- Poster
- Directed by: K. Balachander
- Written by: Gulzar (dialogues)
- Story by: K. Balachander
- Based on: Varumayin Niram Sivappu (1980) by K. Balachander
- Produced by: Premaalaya
- Starring: Kamal Haasan Anita Raj
- Cinematography: B. S. Lokanath
- Edited by: N. R. Kittoo
- Music by: Laxmikant–Pyarelal
- Production company: Premaalaya Films
- Release date: 7 January 1983;
- Running time: 149 minutes
- Country: India
- Language: Hindi

= Zara Si Zindagi =

1983 film by K. Balachander

Zara Si Zindagi is a 1983 Indian Hindi-language film directed by K. Balachander, starring Kamal Haasan, Anita Raj, Nilu Phule, Mazhar Khan, Shreeram Lagoo, Karan Razdan.

It was the remake of the Tamil film Varumayin Niram Sivappu (1980), which was directed by Balachander himself. Zara Si Zindagis story was written by Balachander, while the dialogues were written by Gulzar.

== Plot ==

Rakesh, a young man who has an M.A. in philosophy, comes to Delhi from Bihar looking for a job. Rakesh, along with his friend Amit from Bengal lives in a slum. One day Amit's friend Tilak from Punjab goes to that dilapidated cottage to stay where Rakesh and Amit reside. The three men share everything that they get to eat, but usually go without food. One day, Rakesh sees a girl named Kusum at a bus stop waiting for the next bus towards the railway station, Rakesh offers to carry her luggage to the railway station as the bus service is closed and taxi drivers are on strike on that day. On reaching the railway station, Kusum pays Rakesh to which he replies that he has no change. She rebukes him in Punjabi language assuming he does not speak the language that he is trying to cheat her. Rakesh tells her that he knows Punjabi.

Rakesh once chases a man to his house to get back the 15 rupees which he looted from him by lying. The man enters a house, Rakesh follows him by running after him and reaches that house, and Kusum opens the door after knocking. Rakesh learns that the man is Kusum's father.
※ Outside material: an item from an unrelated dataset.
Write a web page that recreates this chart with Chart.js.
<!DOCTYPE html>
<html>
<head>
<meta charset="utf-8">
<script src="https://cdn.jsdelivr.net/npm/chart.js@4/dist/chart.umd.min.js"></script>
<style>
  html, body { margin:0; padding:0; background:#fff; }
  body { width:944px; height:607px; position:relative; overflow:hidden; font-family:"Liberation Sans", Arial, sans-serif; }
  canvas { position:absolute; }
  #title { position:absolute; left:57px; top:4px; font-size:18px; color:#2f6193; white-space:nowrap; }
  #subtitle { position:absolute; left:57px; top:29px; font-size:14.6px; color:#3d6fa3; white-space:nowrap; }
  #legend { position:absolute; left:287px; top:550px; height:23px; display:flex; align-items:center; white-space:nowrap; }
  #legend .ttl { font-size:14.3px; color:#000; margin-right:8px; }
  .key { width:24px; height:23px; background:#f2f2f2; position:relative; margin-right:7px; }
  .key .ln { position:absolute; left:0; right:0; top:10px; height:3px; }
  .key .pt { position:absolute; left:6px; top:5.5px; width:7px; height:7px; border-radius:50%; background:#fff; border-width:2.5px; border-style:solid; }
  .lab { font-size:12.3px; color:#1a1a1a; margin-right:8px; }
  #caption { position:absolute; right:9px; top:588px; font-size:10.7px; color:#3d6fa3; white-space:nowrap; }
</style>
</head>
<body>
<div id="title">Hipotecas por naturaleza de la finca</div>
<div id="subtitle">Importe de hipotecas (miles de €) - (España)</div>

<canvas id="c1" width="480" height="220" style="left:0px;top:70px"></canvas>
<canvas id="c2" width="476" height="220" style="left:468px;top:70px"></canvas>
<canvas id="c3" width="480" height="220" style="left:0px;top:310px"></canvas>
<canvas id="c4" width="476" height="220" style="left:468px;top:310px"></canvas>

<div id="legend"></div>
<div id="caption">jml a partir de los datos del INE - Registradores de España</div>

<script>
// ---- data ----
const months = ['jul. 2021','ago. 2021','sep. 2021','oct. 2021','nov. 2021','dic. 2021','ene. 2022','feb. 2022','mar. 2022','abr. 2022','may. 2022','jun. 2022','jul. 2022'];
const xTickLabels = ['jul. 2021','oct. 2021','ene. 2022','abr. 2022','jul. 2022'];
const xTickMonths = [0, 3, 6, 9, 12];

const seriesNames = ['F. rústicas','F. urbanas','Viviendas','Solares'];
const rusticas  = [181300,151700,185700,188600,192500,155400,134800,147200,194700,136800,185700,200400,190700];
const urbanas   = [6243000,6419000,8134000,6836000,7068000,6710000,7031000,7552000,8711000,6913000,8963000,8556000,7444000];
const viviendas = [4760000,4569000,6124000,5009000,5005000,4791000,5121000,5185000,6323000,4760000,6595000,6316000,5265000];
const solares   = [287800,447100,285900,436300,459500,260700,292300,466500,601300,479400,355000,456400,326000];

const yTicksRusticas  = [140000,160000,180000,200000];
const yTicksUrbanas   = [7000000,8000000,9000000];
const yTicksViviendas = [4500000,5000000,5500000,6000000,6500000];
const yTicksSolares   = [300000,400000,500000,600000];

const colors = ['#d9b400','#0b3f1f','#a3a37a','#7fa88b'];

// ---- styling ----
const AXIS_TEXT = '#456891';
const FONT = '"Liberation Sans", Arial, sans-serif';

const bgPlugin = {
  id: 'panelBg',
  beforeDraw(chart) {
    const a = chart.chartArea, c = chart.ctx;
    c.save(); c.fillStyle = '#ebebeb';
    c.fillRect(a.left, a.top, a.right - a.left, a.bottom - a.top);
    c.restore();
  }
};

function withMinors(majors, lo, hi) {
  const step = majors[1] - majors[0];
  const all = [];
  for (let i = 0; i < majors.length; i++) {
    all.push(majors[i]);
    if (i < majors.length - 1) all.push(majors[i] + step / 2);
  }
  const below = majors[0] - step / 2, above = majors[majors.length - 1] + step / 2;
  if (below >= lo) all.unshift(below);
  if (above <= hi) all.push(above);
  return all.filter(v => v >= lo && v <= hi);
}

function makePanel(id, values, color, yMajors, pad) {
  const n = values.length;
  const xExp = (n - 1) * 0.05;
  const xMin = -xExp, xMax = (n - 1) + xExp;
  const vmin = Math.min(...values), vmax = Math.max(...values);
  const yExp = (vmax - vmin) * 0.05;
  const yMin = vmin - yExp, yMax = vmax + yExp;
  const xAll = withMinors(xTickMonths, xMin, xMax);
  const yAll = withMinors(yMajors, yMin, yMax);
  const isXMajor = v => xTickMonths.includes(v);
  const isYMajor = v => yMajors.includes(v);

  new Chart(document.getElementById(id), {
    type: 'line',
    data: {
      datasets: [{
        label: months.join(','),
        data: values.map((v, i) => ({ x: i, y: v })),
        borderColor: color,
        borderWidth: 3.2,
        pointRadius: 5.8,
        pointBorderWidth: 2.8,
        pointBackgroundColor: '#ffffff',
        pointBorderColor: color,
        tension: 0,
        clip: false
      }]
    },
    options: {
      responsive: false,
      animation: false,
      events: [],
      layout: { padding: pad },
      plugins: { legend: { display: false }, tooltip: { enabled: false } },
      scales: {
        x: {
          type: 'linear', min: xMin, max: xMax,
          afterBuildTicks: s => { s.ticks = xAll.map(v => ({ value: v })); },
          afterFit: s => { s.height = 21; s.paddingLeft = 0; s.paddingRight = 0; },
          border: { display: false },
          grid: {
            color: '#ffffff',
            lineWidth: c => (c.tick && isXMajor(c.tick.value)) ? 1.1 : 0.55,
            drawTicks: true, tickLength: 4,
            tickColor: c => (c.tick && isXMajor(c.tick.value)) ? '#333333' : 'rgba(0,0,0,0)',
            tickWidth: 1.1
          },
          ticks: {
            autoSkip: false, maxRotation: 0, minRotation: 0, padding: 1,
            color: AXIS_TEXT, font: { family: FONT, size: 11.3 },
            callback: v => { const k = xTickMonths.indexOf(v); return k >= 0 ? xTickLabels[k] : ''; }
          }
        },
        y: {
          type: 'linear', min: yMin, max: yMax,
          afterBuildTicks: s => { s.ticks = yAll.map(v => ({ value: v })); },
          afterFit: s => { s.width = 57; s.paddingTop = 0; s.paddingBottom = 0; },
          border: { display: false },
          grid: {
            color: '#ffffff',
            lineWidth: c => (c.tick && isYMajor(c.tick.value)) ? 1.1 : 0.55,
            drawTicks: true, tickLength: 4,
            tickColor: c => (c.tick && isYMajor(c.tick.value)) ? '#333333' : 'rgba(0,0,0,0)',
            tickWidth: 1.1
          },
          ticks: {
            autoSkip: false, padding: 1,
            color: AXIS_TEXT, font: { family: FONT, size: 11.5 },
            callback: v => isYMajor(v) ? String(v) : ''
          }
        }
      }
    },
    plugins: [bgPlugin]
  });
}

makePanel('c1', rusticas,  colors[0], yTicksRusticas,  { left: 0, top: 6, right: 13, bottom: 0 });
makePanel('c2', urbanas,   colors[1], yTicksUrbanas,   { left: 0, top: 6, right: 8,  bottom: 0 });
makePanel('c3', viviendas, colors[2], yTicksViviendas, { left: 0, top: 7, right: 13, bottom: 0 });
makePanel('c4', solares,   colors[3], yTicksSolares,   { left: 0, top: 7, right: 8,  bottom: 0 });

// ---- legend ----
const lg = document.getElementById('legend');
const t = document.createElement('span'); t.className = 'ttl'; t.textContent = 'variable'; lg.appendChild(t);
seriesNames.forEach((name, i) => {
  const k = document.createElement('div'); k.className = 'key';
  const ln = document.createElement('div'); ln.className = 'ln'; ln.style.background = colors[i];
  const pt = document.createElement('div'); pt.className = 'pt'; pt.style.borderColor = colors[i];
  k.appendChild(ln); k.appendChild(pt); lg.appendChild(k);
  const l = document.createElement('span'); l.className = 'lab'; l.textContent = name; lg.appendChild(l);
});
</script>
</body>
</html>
Rakesh tells about the money and Kusum returns the money to Rakesh. Kusum is a small-time stage actress. Kusum goes to Rakesh's house to introduce him to her stage play director to replace an ill actor so that he could earn some money as she learned that Rakesh is unemployed. Kusum introduces Rakesh to her stage-director Pratap, who is arrogant and short-tempered. Pratap has an obsession for Kusum. Pratap can't tolerate intimacy between Rakesh and Kusum. Pratap throws out Rakesh from stage drama acting because of disobeying him. Rakesh does not take the post of a clerk of a company after misbehaving with interview-takers and tears his certificates of educational qualifications.
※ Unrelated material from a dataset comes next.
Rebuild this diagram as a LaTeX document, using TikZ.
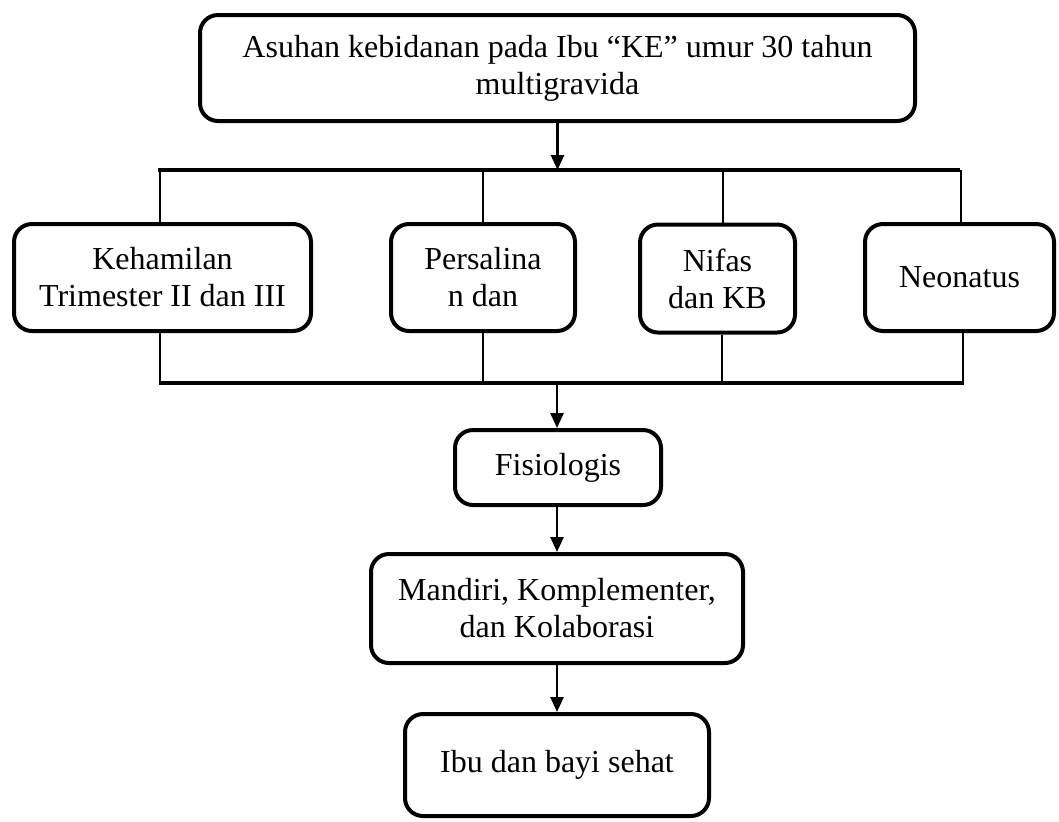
\documentclass[tikz,border=0pt]{standalone}
\usepackage{fontspec}
\setmainfont{Liberation Serif}
\usetikzlibrary{arrows.meta,calc}
\begin{document}
\begin{tikzpicture}[x=0.5pt,y=-0.5pt,
  box/.style={draw, line width=2pt, rounded corners=9pt, inner sep=0pt, align=center,
              font=\fontsize{16}{18.5}\selectfont},
  arr/.style={line width=1.3pt, -{Triangle[width=6.5pt,length=7.5pt]}},
  bar/.style={line width=1.7pt},
  tick/.style={line width=0.9pt}]
\useasboundingbox (0,0) rectangle (1059,821);

\node[box, minimum width=357.5pt, minimum height=53pt] (top) at (557.5,68)
  {Asuhan kebidanan pada Ibu “KE” umur 30 tahun\\multigravida};
\node[box, minimum width=148.5pt, minimum height=53.5pt] (keh) at (162.5,277.5)
  {Kehamilan\\Trimester II dan III};
\node[box, minimum width=92pt, minimum height=53.5pt] (pers) at (483,277.5)
  {Persalina\\n dan};
\node[box, minimum width=77.5pt, minimum height=54pt] (nif) at (717.5,278.5)
  {Nifas\\dan KB};
\node[box, minimum width=94.5pt, minimum height=53.5pt] (neo) at (959.5,277.5)
  {Neonatus};
\node[box, minimum width=103pt, minimum height=37.5pt] (fis) at (558,467.5)
  {Fisiologis};
\node[box, minimum width=186pt, minimum height=54.5pt] (man) at (557,608.5)
  {Mandiri, Komplementer,\\dan Kolaborasi};
\node[box, minimum width=152pt, minimum height=51pt] (ibu) at (557,765)
  {Ibu dan bayi sehat};

% top distribution bar
\coordinate (tl) at (158,170);
\coordinate (tr) at (960,170);
\coordinate (t1) at (160,170);
\coordinate (t2) at (483,170);
\coordinate (t3) at (723,170);
\coordinate (t4) at (961,170);
\draw[arr] (top.south) -- (top.south |- tl);
\draw[bar] (tl) -- (tr);
\draw[tick] (t1) -- (t1 |- keh.north);
\draw[tick] (t2) -- (t2 |- pers.north);
\draw[tick] (t3) -- (t3 |- nif.north);
\draw[tick] (t4) -- (t4 |- neo.north);

% bottom collecting bar
\coordinate (bl) at (159,383);
\coordinate (br) at (964,383);
\coordinate (b1) at (160,383);
\coordinate (b2) at (483,383);
\coordinate (b3) at (722,383);
\coordinate (b4) at (963,383);
\draw[tick] (b1 |- keh.south) -- (b1);
\draw[tick] (b2 |- pers.south) -- (b2);
\draw[tick] (b3 |- nif.south) -- (b3);
\draw[tick] (b4 |- neo.south) -- (b4);
\draw[bar] (bl) -- (br);

\coordinate (bm) at (557,383);
\draw[arr] (bm) -- (bm |- fis.north);
\draw[arr] (fis.south -| bm) -- (man.north);
\draw[arr] (man.south) -- (ibu.north);
\end{tikzpicture}
\end{document}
Amit somehow earns money which he did so by the advice of a friend of his named Dilip. Tilak wants to know Dilip's identity. He ran away from home seeking him. Jaggu (Kusum's father) abandons their home and doesn't return for so many days. Kusum comes to Rakesh's house with her bag and baggage to live there, as her father's information is not known, where he has gone. Kusum gets a new job of baby-sitting, but gets fired quickly for losing the baby while buying a toy as she kept the baby in baby-stroller outside the toy shop. Actually the baby has been kidnapped by Amit, Amit fetches the baby to Rakesh and tells that their days of hardship and starving are over because he will demand ransom from that baby's parents. Kusum notices that the baby was that baby for whom she was doing the baby-sitting job. Kusum takes the baby from Amit and goes to its parents' house to return it. Rakesh beats Amit and asks him who Dilip is. Amit replies that there is no one named Dilip, his own negative mentality is Dilip. Rakesh expels him from the house and warns him not to return.

Kusum loves Rakesh, she tells this to a dumb artist Arun, a man whom both Rakesh and Kusum first met in a park.
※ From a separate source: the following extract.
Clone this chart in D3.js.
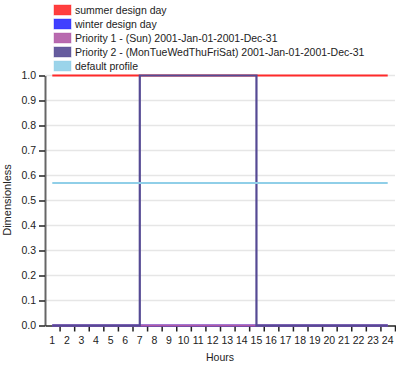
<!DOCTYPE html>
<html><head><meta charset="utf-8">
<script src="https://cdn.jsdelivr.net/npm/d3@7"></script>
<style>body{margin:0;background:#fff}svg,svg text{font-family:"Liberation Sans",Arial,sans-serif}</style>
</head><body><svg id="c" width="396" height="367"></svg>
<script>
const hours = d3.range(1, 25);
const seriesNames = ["summer design day","winter design day","Priority 1 - (Sun) 2001-Jan-01-2001-Dec-31","Priority 2 - (MonTueWedThuFriSat) 2001-Jan-01-2001-Dec-31","default profile"];
const seriesColors = ["#ff2a2a","#2a2aff","#b05aa6","#554a94","#90cfe8"];
const summerValues = [1,1,1,1,1,1,1,1,1,1,1,1,1,1,1,1,1,1,1,1,1,1,1,1];
const winterValues = [0,0,0,0,0,0,0,0,0,0,0,0,0,0,0,0,0,0,0,0,0,0,0,0];
const priority1Values = [0,0,0,0,0,0,0,0,0,0,0,0,0,0,0,0,0,0,0,0,0,0,0,0];
const priority2Values = [0,0,0,0,0,0,1,1,1,1,1,1,1,1,0,0,0,0,0,0,0,0,0,0];
const defaultValues = [0.57,0.57,0.57,0.57,0.57,0.57,0.57,0.57,0.57,0.57,0.57,0.57,0.57,0.57,0.57,0.57,0.57,0.57,0.57,0.57,0.57,0.57,0.57,0.57];
const yTicks = [0,0.1,0.2,0.3,0.4,0.5,0.6,0.7,0.8,0.9,1.0];
const xLabel = "Hours", yLabel = "Dimensionless";
const allValues = [summerValues, winterValues, priority1Values, priority2Values, defaultValues];

const svg = d3.select("#c");
const x = d3.scaleLinear().domain([0,24]).range([45,395]);
const y = d3.scaleLinear().domain([0,1]).range([325.5,75.5]);

// grid
svg.append("g").selectAll("line").data(yTicks.slice(1)).join("line")
  .attr("x1",45).attr("x2",395).attr("y1",d=>y(d)).attr("y2",d=>y(d))
  .attr("stroke","#e6e6e6").attr("stroke-width",1.5);

// y axis
const ya = svg.append("g").attr("transform","translate(45,0)")
  .call(d3.axisLeft(y).tickValues(yTicks).tickFormat(d3.format(".1f")).tickSize(6).tickSizeOuter(0))
  .attr("font-family",null).attr("font-size",null);
ya.select(".domain").attr("stroke","#666").attr("stroke-width",2);
ya.selectAll(".tick line").attr("stroke","#222").attr("stroke-width",1.5);
ya.selectAll("text").attr("font-size",10.5).attr("fill","#222");

// x axis
const xa = svg.append("g").attr("transform","translate(0,325.5)")
  .call(d3.axisBottom(x).tickValues(hours).tickFormat("").tickSize(6).tickSizeOuter(0))
  .attr("font-family",null).attr("font-size",null);
xa.select(".domain").attr("stroke","#222").attr("stroke-width",1.5);
xa.selectAll(".tick line").attr("stroke","#222").attr("stroke-width",1.5);
svg.append("g").selectAll("text").data(hours).join("text")
  .attr("x",d=>x(d-0.5)).attr("y",343.5).attr("text-anchor","middle")
  .attr("font-size",10.5).attr("fill","#222").text(d=>d);

svg.append("text").attr("x",220).attr("y",361).attr("text-anchor","middle")
  .attr("font-size",10.5).attr("fill","#222").text(xLabel);
svg.append("text").attr("transform","translate(11,200) rotate(-90)").attr("text-anchor","middle")
  .attr("font-size",11).attr("fill","#222").text(yLabel);

// lines
const line = d3.line().x((d,i)=>x(hours[i]-0.5)).y(d=>y(d)).curve(d3.curveStepAfter);
svg.append("g").selectAll("path").data(allValues).join("path")
  .attr("d",line).attr("fill","none")
  .attr("stroke",(d,i)=>seriesColors[i]).attr("stroke-width",2.2);

// legend
const lg = svg.append("g").selectAll("g").data(seriesNames).join("g")
  .attr("transform",(d,i)=>`translate(54,${5+i*14})`);
lg.append("rect").attr("width",17).attr("height",10)
  .attr("fill",(d,i)=>seriesColors[i]).attr("fill-opacity",0.9)
  .attr("stroke",(d,i)=>seriesColors[i]).attr("stroke-opacity",0.4).attr("stroke-width",1);
lg.append("text").attr("x",21).attr("y",9).attr("font-size",10.5).attr("fill","#222").text(d=>d);
</script></body></html>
Once Pratap tries to strangle Kusum in a stage play, later at night Pratap comes to Kusum's house and apologizes to her, Pratap tells her that he wants to marry her. Kusum agrees to marry to Pratap on a condition, and the condition is, Rakesh will have to be provided a job by Pratap's industrialist father Mohanlal Sharma. Rakesh does not take the job as he realises that Pratap is Mohanlal's son and Mohanlal tells that Kusum is his son's girlfriend. Pratap threatens to kill himself if Kusum does not want to marry him. Kusum agrees, but later sees Rakesh singing in a park while on a drive with Pratap, she gets down from the car and tells Rakesh that she will abide by whatever he wants, meanwhile Pratap leaves that place angrily and starts driving his car, not taking Kusum.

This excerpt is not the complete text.